**RECORD LIST**

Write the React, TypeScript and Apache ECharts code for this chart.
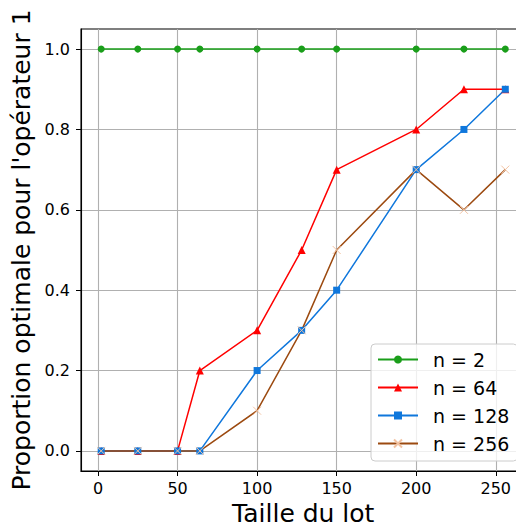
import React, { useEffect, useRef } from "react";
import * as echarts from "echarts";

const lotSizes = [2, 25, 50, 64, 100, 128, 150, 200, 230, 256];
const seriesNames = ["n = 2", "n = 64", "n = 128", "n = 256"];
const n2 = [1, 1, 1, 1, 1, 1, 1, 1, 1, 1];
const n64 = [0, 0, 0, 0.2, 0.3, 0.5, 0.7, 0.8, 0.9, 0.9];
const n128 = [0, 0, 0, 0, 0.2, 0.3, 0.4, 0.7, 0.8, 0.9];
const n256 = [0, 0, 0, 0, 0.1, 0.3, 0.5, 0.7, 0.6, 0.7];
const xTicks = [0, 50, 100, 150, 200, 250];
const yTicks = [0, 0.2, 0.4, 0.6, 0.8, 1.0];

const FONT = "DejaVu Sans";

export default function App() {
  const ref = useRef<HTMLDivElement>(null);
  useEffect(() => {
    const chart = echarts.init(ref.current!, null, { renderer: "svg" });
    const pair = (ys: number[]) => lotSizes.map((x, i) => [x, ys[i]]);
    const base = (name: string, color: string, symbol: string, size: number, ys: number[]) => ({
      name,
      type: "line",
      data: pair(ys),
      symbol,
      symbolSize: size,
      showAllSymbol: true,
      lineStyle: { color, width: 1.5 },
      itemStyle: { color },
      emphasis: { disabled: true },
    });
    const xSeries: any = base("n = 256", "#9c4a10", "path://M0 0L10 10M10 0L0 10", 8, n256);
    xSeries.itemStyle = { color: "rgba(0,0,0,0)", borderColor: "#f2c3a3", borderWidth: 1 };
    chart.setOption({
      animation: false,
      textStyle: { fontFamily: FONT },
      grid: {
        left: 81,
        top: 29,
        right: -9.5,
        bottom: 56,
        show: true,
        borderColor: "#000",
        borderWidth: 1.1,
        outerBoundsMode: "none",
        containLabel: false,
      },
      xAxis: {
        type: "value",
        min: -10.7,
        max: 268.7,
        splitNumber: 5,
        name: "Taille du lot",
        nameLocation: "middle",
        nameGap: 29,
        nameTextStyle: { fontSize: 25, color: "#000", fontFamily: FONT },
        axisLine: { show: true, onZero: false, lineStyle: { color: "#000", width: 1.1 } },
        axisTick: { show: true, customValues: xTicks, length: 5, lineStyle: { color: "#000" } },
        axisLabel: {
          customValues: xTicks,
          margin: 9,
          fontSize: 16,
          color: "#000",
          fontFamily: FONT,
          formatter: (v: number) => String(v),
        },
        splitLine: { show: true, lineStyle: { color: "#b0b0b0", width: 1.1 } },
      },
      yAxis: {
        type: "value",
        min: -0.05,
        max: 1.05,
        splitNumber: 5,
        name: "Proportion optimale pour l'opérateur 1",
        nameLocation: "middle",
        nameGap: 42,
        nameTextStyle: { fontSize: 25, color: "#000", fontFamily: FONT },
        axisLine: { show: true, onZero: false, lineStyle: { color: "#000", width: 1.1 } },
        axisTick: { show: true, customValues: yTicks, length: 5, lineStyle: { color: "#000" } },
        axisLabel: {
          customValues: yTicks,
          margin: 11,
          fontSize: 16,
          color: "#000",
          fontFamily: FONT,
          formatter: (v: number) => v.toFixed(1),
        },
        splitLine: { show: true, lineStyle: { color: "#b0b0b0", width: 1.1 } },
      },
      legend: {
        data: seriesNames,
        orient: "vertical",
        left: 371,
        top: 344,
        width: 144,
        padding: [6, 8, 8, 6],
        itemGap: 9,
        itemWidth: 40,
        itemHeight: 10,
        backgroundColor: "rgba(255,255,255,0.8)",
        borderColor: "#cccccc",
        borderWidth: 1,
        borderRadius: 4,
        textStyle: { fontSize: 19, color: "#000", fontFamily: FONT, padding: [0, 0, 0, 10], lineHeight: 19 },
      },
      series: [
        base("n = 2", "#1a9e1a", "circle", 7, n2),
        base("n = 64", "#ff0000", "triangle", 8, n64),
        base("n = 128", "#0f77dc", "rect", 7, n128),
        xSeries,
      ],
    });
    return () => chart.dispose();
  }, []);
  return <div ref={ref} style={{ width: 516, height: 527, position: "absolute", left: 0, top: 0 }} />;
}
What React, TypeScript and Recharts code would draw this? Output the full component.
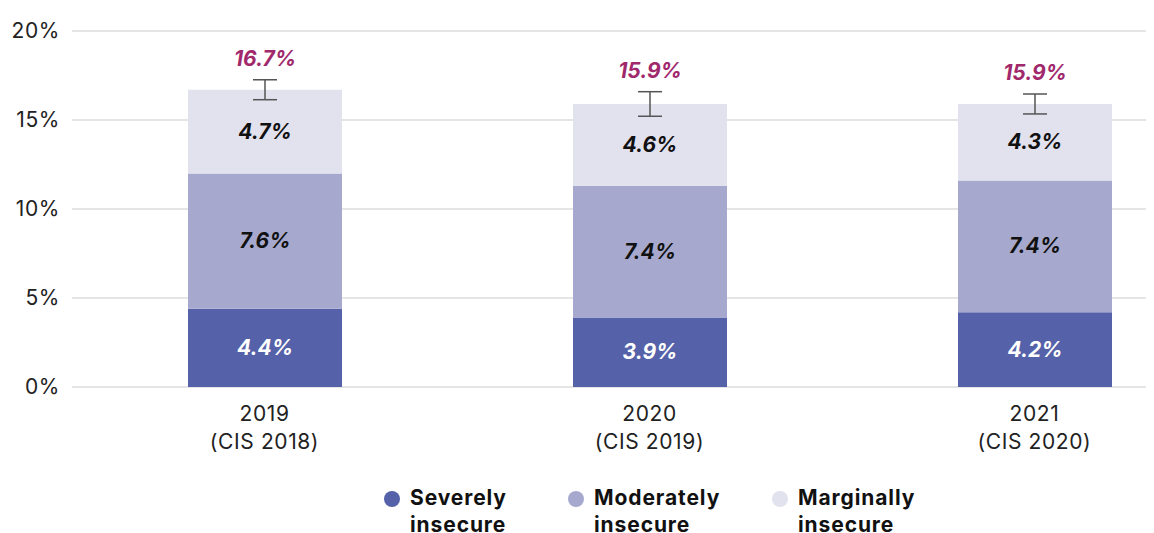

**EXERCISE TASK**
Please quote the lines of the material, beginning with the first and ending with the one that contains "import * as", exactly as written and without any pictures.

**TASK OUTPUT**
Write the React, TypeScript and Apache ECharts code for this chart.
import React, { useEffect, useRef } from "react";
import * as echarts from "echarts";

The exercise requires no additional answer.